This page follows the development of a DIY CD player project using a 5.25 inch IDE disc drive. The decision to build this came about when I was looking for a stationary CD player to use instead of a desktop to listen to CDs and found nothing that was all three out of: cheap, small and aesthetically nice.
This project began in the early days of nthpulse.net around September 2024. During early research, I found the ATAPIduino project by Carlos Durandal which makes it possible for an Arduino to communicate with IDE devices, using three PCF8574 I/O expander chips. The Atmega328 microcontroller aboard the Arduino Uno has only 23 GPIO pins, while the IDE bus requires at least 24 signals, so the PCF8574s are used to create a bidirectional serial to parallel interface which can be used to send track control commands to and retrieve track information from the disc drive, using only two pins on the Arduino for the I2C bus.
During October 2024, I built the interface on a piece of protoboard, following the schematics on Durandal's webpage. I got lazy and skipped the decoupling capacitors for each IC.
The following are photos of my hard work (making it look nice was not easy).

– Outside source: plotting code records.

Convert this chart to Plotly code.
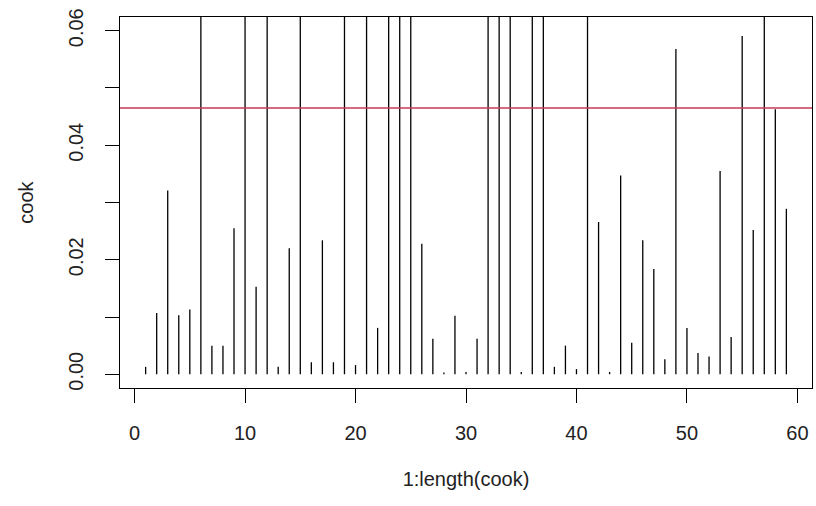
import plotly.graph_objects as go

# Cook's distance values (index 1..59); values above the plot top are clipped
index = list(range(1, 60))
cook = [
    0.0013, 0.0107, 0.0321, 0.0103, 0.0113, 0.0900, 0.0050, 0.0050, 0.0255, 0.0900,
    0.0153, 0.0900, 0.0013, 0.0220, 0.0900, 0.0021, 0.0234, 0.0021, 0.0900, 0.0016,
    0.0900, 0.0081, 0.0900, 0.0900, 0.0900, 0.0228, 0.0062, 0.0003, 0.0102, 0.0004,
    0.0062, 0.0900, 0.0900, 0.0900, 0.0004, 0.0900, 0.0900, 0.0013, 0.0050, 0.0009,
    0.0900, 0.0266, 0.0004, 0.0347, 0.0055, 0.0234, 0.0184, 0.0026, 0.0568, 0.0081,
    0.0037, 0.0031, 0.0355, 0.0065, 0.0591, 0.0252, 0.0900, 0.0463, 0.0289,
]
cutoff = 0.0465

x_ticks = [0, 10, 20, 30, 40, 50, 60]
y_ticks = [0.00, 0.01, 0.02, 0.03, 0.04, 0.05, 0.06]
y_ticktext = ["0.00", "", "0.02", "", "0.04", "", "0.06"]

# build type="h" style vertical segments
xs, ys = [], []
for i, v in zip(index, cook):
    xs += [i, i, None]
    ys += [0, v, None]

font_family = "Liberation Sans, Arial, sans-serif"
txt = "#222222"

fig = go.Figure()
fig.add_trace(go.Scatter(x=xs, y=ys, mode="lines",
                         line=dict(color="black", width=1.3),
                         hoverinfo="skip", showlegend=False))
fig.add_trace(go.Scatter(x=[-5, 70], y=[cutoff, cutoff], mode="lines",
                         line=dict(color="#C93A55", width=1.5),
                         hoverinfo="skip", showlegend=False))

fig.update_layout(
    width=816, height=506,
    margin=dict(l=120, r=4, t=17, b=118),
    paper_bgcolor="white", plot_bgcolor="white",
    font=dict(family=font_family, size=20, color=txt),
    showlegend=False,
)
fig.update_xaxes(
    range=[-1.32, 61.32], tickvals=x_ticks, ticks="outside", ticklen=14,
    tickcolor="black", tickwidth=1, showline=True, mirror=True,
    linecolor="black", linewidth=1, showgrid=False, zeroline=False,
    ticklabelstandoff=13,
    title=dict(text="1:length(cook)", standoff=28, font=dict(size=20)),
)
fig.update_yaxes(
    range=[-0.0024, 0.0624], tickvals=y_ticks, ticktext=y_ticktext,
    ticks="outside", ticklen=14, tickcolor="black", tickwidth=1,
    tickangle=-90, showline=True, mirror=True, linecolor="black",
    linewidth=1, showgrid=False, zeroline=False, ticklabelstandoff=14,
    title=dict(text="cook", standoff=26, font=dict(size=20)),
)

fig.write_html("out.html")
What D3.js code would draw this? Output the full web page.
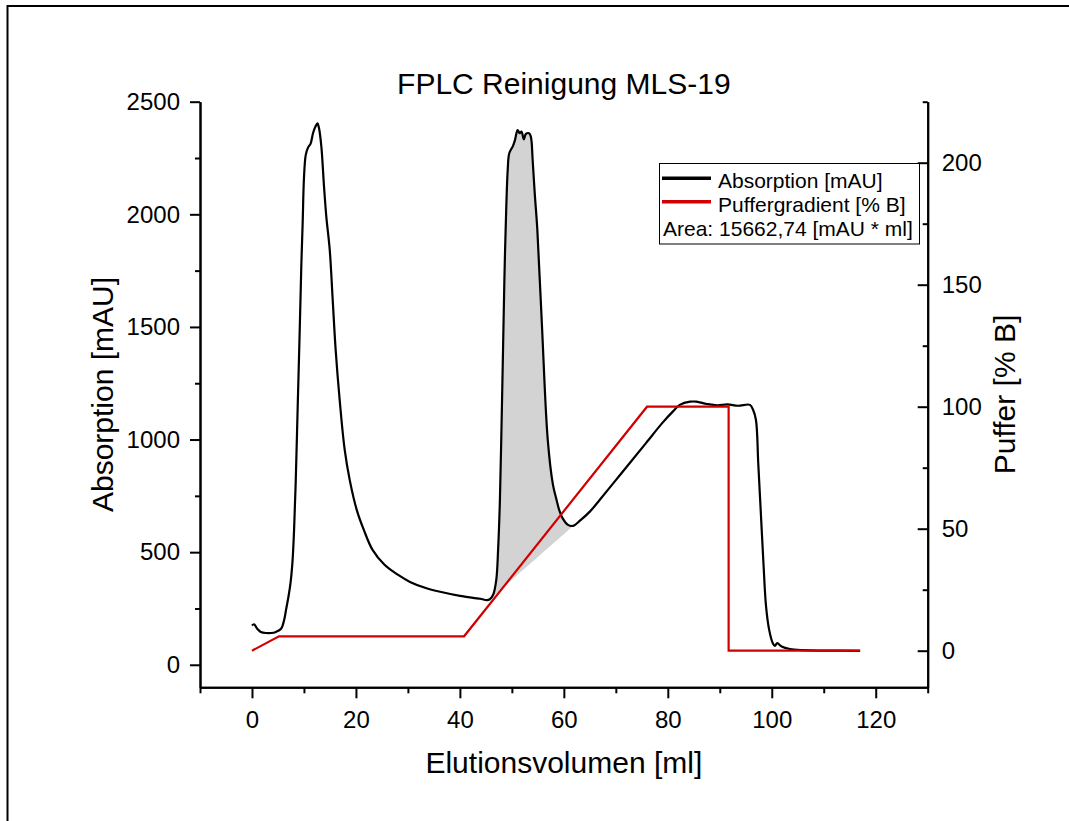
<!DOCTYPE html>
<html><head><meta charset="utf-8">
<script src="https://cdn.jsdelivr.net/npm/d3@7"></script>
<style>body{margin:0;background:#fff}svg{display:block}text{font-family:"Liberation Sans",Arial,sans-serif;fill:#000}</style>
</head><body><svg id="c" width="1069" height="821"></svg>
<script>
// ---- data ----
const absVol = [0,0.4,1.0,1.7,2.7,3.7,4.6,5.6,6.2,6.6,7.0,7.4,7.8,8.1,8.4,8.8,9.2,9.5,9.75,10.0,10.34,10.78,11.3,11.74,12.26,12.6,12.9,13.35,13.86,14.3,14.96,15.53,16.1,16.87,17.84,18.8,20.15,21.5,23.2,25.5,28.05,30.4,33.3,36.2,40.0,43.9,45.2,45.75,46.4,47.0,47.35,47.7,48.0,48.3,48.55,48.8,49.2,49.5,50.2,50.6,51.1,51.5,51.85,52.3,52.7,53.3,53.65,54.0,54.4,54.9,55.8,56.9,57.9,58.6,59.1,59.75,60.8,61.8,63.1,65.0,67.0,70.0,73.0,76.0,79.0,81.0,82.3,84.3,85.5,87.5,89.5,91.5,93.5,95.8,96.4,96.96,97.4,97.9,98.4,98.9,99.5,100.2,100.6,101.06,101.9,103.5,106,110,117];
const absVal = [174,180,160,146,141,141,146,160,200,250,300,360,460,600,800,1150,1500,1780,1960,2160,2263,2296,2315,2360,2392,2404,2382,2300,2123,1990,1842,1620,1398,1176,954,821,688,600,510,444,400,368,342,324,306,293,287,291,311,377,510,732,1050,1400,1700,1931,2197,2271,2303,2330,2374,2360,2367,2333,2357,2360,2345,2241,2093,1931,1500,1000,800,732,688,651,621,617,640,680,735,820,905,990,1075,1125,1154,1168,1168,1158,1152,1156,1150,1154,1132,1087,895,673,451,259,155,96,84,96,81,70,65,63,62];
const gradVol = [0,5.2,40.8,76.0,91.7,91.7,117];
const gradVal = [0,5.9,5.9,100,100,0,0];
const areaStart = 45.75, areaEnd = 61.8;
const xTicks = [0,20,40,60,80,100,120];
const xMinor = [-10,10,30,50,70,90,110,130];
const yLTicks = [0,500,1000,1500,2000,2500];
const yLMinor = [250,750,1250,1750,2250];
const yRTicks = [0,50,100,150,200];
const yRMinor = [25,75,125,175,225];
const title = "FPLC Reinigung MLS-19";
const xLabel = "Elutionsvolumen [ml]";
const yLLabel = "Absorption [mAU]";
const yRLabel = "Puffer [% B]";
const legendItems = ["Absorption [mAU]","Puffergradient [% B]"];
const areaText = "Area: 15662,74 [mAU * ml]";

// ---- layout ----
const L = 200, R = 927.7, T = 101.7, B = 687.3;
const svg = d3.select("#c");
svg.append("rect").attr("x",7.5).attr("y",6).attr("width",1100).attr("height",900)
  .attr("fill","none").attr("stroke","#000").attr("stroke-width",2);

const x = d3.scaleLinear().domain([-10,130]).range([L,R]);
const yL = d3.scaleLinear().domain([-100,2500]).range([B,T]);
const yR = d3.scaleLinear().domain([-15,225]).range([B,T]);
const fmt = d3.format("d");

const abs = absVol.map((v,i)=>[v,absVal[i]]);
const grad = gradVol.map((v,i)=>[v,gradVal[i]]);

// shaded area
const sVal = abs.find(d=>d[0]===areaStart)[1];
const eVal = abs.find(d=>d[0]===areaEnd)[1];
const base = d3.scaleLinear().domain([areaStart,areaEnd]).range([sVal,eVal]);
const seg = abs.filter(d=>d[0]>=areaStart && d[0]<=areaEnd);
svg.append("path").datum(seg)
  .attr("d", d3.area().x(d=>x(d[0])).y1(d=>yL(d[1])).y0(d=>yL(base(d[0]))).curve(d3.curveCatmullRom))
  .attr("fill","#d3d3d3");

// lines
svg.append("path").datum(abs)
  .attr("d", d3.line().x(d=>x(d[0])).y(d=>yL(d[1])).curve(d3.curveCatmullRom))
  .attr("fill","none").attr("stroke","#000").attr("stroke-width",2.2).attr("stroke-linejoin","round");
svg.append("path").datum(grad)
  .attr("d", d3.line().x(d=>x(d[0])).y(d=>yR(d[1])))
  .attr("fill","none").attr("stroke","#d00000").attr("stroke-width",2.2);

// axes
function style(g){
  g.selectAll("path,line").attr("stroke","#000").attr("stroke-width",2);
  g.selectAll("text").style("font-size","24px").style("font-family","'Liberation Sans',Arial,sans-serif");
}
svg.append("g").attr("transform",`translate(0,${B})`)
  .call(d3.axisBottom(x).tickValues(xTicks).tickFormat(fmt).tickSize(11).tickSizeOuter(0).tickPadding(12.5)).call(style);
svg.append("g").attr("transform",`translate(0,${B})`)
  .call(d3.axisBottom(x).tickValues(xMinor).tickSize(6).tickSizeOuter(0).tickFormat("")).call(style);
svg.append("g").attr("transform",`translate(${L},0)`)
  .call(d3.axisLeft(yL).tickValues(yLTicks).tickFormat(fmt).tickSize(10).tickSizeOuter(0).tickPadding(10)).call(style);
svg.append("g").attr("transform",`translate(${L},0)`)
  .call(d3.axisLeft(yL).tickValues(yLMinor).tickSize(5).tickSizeOuter(0).tickFormat("")).call(style);
svg.append("g").attr("transform",`translate(${R},0)`)
  .call(d3.axisRight(yR).tickValues(yRTicks).tickFormat(fmt).tickSize(-10).tickSizeOuter(0).tickPadding(14)).call(style);
svg.append("g").attr("transform",`translate(${R},0)`)
  .call(d3.axisRight(yR).tickValues(yRMinor).tickSize(-5).tickSizeOuter(0).tickFormat("")).call(style);

// titles
svg.append("text").attr("x",(L+R)/2).attr("y",94.3).attr("text-anchor","middle").style("font-size","30px").text(title);
svg.append("text").attr("x",(L+R)/2).attr("y",773).attr("text-anchor","middle").style("font-size","30px").text(xLabel);
svg.append("text").attr("transform",`translate(113,${(T+B)/2}) rotate(-90)`).attr("text-anchor","middle").style("font-size","30px").text(yLLabel);
svg.append("text").attr("transform",`translate(1015,${(T+B)/2}) rotate(-90)`).attr("text-anchor","middle").style("font-size","30px").text(yRLabel);

// legend
const lg = svg.append("g");
lg.append("rect").attr("x",659.5).attr("y",163.5).attr("width",260).attr("height",80.5)
  .attr("fill","#fff").attr("stroke","#000").attr("stroke-width",1);
const cols = ["#000","#d00000"];
legendItems.forEach((t,i)=>{
  const yy = 178.3 + i*23.4;
  lg.append("line").attr("x1",662).attr("x2",711).attr("y1",yy).attr("y2",yy).attr("stroke",cols[i]).attr("stroke-width",3.5);
  lg.append("text").attr("x",718).attr("y",yy+9.8).style("font-size","21px").text(t);
});
lg.append("text").attr("x",663).attr("y",236).style("font-size","21px").text(areaText);
</script></body></html>
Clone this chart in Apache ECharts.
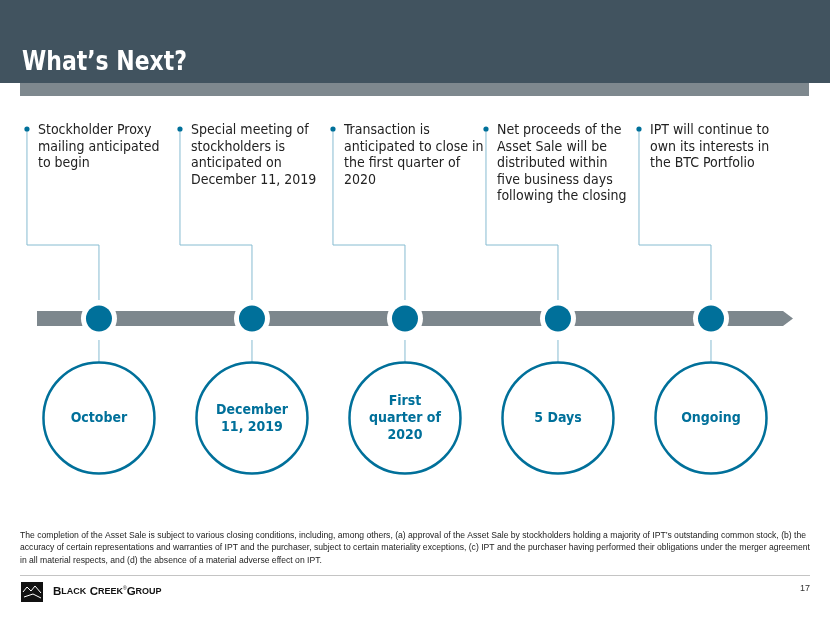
<!DOCTYPE html>
<html><head><meta charset="utf-8">
<script src="https://cdn.jsdelivr.net/npm/echarts@6/dist/echarts.min.js"></script>
<style>html,body{margin:0;padding:0;background:#fff}#c{width:830px;height:623px}</style>
</head><body><div id="c"></div>
<script>
const milestones = [0, 1, 2, 3, 4];
const topTexts = [
  ["Stockholder Proxy", "mailing anticipated", "to begin"],
  ["Special meeting of", "stockholders is", "anticipated on", "December 11, 2019"],
  ["Transaction is", "anticipated to close in", "the first quarter of", "2020"],
  ["Net proceeds of the", "Asset Sale will be", "distributed within", "five business days", "following the closing"],
  ["IPT will continue to", "own its interests in", "the BTC Portfolio"]
];
const circleLabels = ["October", "December\n11, 2019", "First\nquarter of\n2020", "5 Days", "Ongoing"];
const title = "What\u2019s Next?";
const footnote = [
  "The completion of the Asset Sale is subject to various closing conditions, including, among others, (a) approval of the Asset Sale by stockholders holding a majority of IPT\u2019s outstanding common stock, (b) the",
  "accuracy of certain representations and warranties of IPT and the purchaser, subject to certain materiality exceptions, (c) IPT and the purchaser having performed their obligations under the merger agreement",
  "in all material respects, and (d) the absence of a material adverse effect on IPT."
];
const pageNum = "17";

const TEAL = '#00709a', LIGHT = '#86bcd1', GRAY = '#7d878d', TXT = '#222222';
const BODY_FONT = '14px "DejaVu Sans Condensed", "DejaVu Sans"';
const LABEL_FONT = 'bold 14px "DejaVu Sans Condensed", "DejaVu Sans"';
const TITLE_FONT = 'bold 27px "DejaVu Sans Condensed", "DejaVu Sans"';
const FOOT_FONT = '9.5px "Liberation Sans"';

// horizontal squeeze so the footnote / title fit the reference widths (narrower faces there)
const mctx = document.createElement('canvas').getContext('2d');
mctx.font = FOOT_FONT;
const footScale = 786 / mctx.measureText(footnote[0]).width;
mctx.font = TITLE_FONT;
const titleScale = 165 / mctx.measureText(title).width;

const chart = echarts.init(document.getElementById('c'));

function barItem(params, api) {
  const cs = params.coordSys;
  const yc = 318.5, h = 15;
  const x0 = cs.x, x1 = cs.x + cs.width;
  return {
    type: 'polygon',
    shape: { points: [[x0, yc - h/2], [x1 - 10, yc - h/2], [x1, yc], [x1 - 10, yc + h/2], [x0, yc + h/2]] },
    style: { fill: GRAY }
  };
}

function milestoneItem(params, api) {
  const i = api.value(0);
  const cx = api.coord([i, 0])[0];
  const bx = cx - 72;
  const yc = 318.5;
  const bigY = 418;
  const children = [];
  children.push({ type: 'polyline', shape: { points: [[bx, 129], [bx, 245], [cx, 245], [cx, 300]] },
    style: { stroke: LIGHT, lineWidth: 1, fill: null } });
  children.push({ type: 'circle', shape: { cx: bx, cy: 129, r: 2.6 }, style: { fill: TEAL } });
  children.push({ type: 'text', style: { text: topTexts[i].join('\n'), x: bx + 11, y: 122.5,
    font: BODY_FONT, lineHeight: 16.5, fill: TXT, align: 'left', verticalAlign: 'top' } });
  children.push({ type: 'circle', shape: { cx: cx, cy: yc, r: 18 }, style: { fill: '#ffffff' } });
  children.push({ type: 'circle', shape: { cx: cx, cy: yc, r: 13 }, style: { fill: TEAL } });
  children.push({ type: 'line', shape: { x1: cx, y1: 340, x2: cx, y2: 362 }, style: { stroke: LIGHT, lineWidth: 1 } });
  children.push({ type: 'circle', shape: { cx: cx, cy: bigY, r: 55.5 }, style: { fill: '#fff', stroke: TEAL, lineWidth: 2.5 } });
  children.push({ type: 'text', style: { text: circleLabels[i], x: cx, y: bigY + 0.5, font: LABEL_FONT,
    lineHeight: 17, fill: TEAL, align: 'center', verticalAlign: 'middle' } });
  return { type: 'group', children: children };
}

const option = {
  animation: false,
  grid: { left: 37, right: 37, top: 0, bottom: 0 },
  xAxis: { type: 'value', min: -0.405, max: 4.536, show: false },
  yAxis: { type: 'value', min: 0, max: 1, show: false },
  graphic: [
    { type: 'rect', shape: { x: 0, y: 0, width: 830, height: 83 }, style: { fill: '#41535f' } },
    { type: 'rect', shape: { x: 20, y: 83, width: 789, height: 13 }, style: { fill: '#7e888e' } },
    { type: 'text', x: 22, y: 63, scaleX: titleScale, originX: 0, style: { text: title, font: TITLE_FONT, fill: '#ffffff', verticalAlign: 'middle' } },
    { type: 'text', x: 20, y: 529, scaleX: footScale, originX: 0, style: { text: footnote.join('\n'), font: FOOT_FONT, lineHeight: 12.5, fill: TXT, verticalAlign: 'top' } },
    { type: 'line', shape: { x1: 20, y1: 575.5, x2: 810, y2: 575.5 }, style: { stroke: '#c4c4c4', lineWidth: 1 } },
    { type: 'rect', shape: { x: 21, y: 582, width: 22, height: 20 }, style: { fill: '#111' } },
    { type: 'polyline', shape: { points: [[23, 592], [27, 587], [31, 591], [35, 586], [41, 593]] }, style: { stroke: '#fff', lineWidth: 1, fill: null } },
    { type: 'polyline', shape: { points: [[24, 597], [33, 594], [41, 598]] }, style: { stroke: '#fff', lineWidth: 1, fill: null } },
    { type: 'text', x: 53, y: 592, style: { text: '{a|B}{b|LACK} {a|C}{b|REEK}{s|\u00ae}{a|G}{b|ROUP}', verticalAlign: 'middle',
      rich: { a: { font: 'bold 11.5px "Liberation Sans"', fill: '#111' }, b: { font: 'bold 9px "Liberation Sans"', fill: '#111' }, s: { font: '5px "Liberation Sans"', fill: '#111', verticalAlign: 'top' } } } },
    { type: 'text', x: 810, y: 589, style: { text: pageNum, font: '9px "Liberation Sans"', fill: '#333', align: 'right', verticalAlign: 'middle' } }
  ],
  series: [
    { type: 'custom', data: [[0, 0]], renderItem: barItem, silent: true, z: 1 },
    { type: 'custom', data: milestones.map(m => [m, 0]), renderItem: milestoneItem, silent: true, z: 2 }
  ]
};
chart.setOption(option);
</script></body></html>
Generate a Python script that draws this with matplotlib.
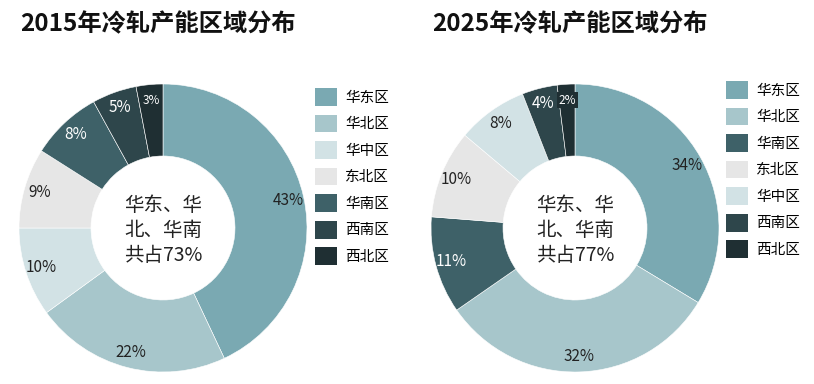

Sometime in January 2025, I decided to design a PCB for this, as it's a skill I wanted to learn, and this point-to-point soldering is a severe headache and unsustainable. I designed the following PCB in KiCad:
This is the first PCB I ever designed. The fact that it worked on the first iteration was pleasing at the time, but shocking looking back now. I designed the PCB before learning how to draw schematics, so I had no net lines to help with routing and I had to cross-reference my trace connections with Durandal's schematic countless times. The PCB was designed simply by laying out the required footprints, and drawing the needed connections manually without any routing aids, which gave perfect conditions for countless errors to be made that would have resulted in a non-working board. I will at some point draw up a schematic and design a less questionable PCB that I will release publicly.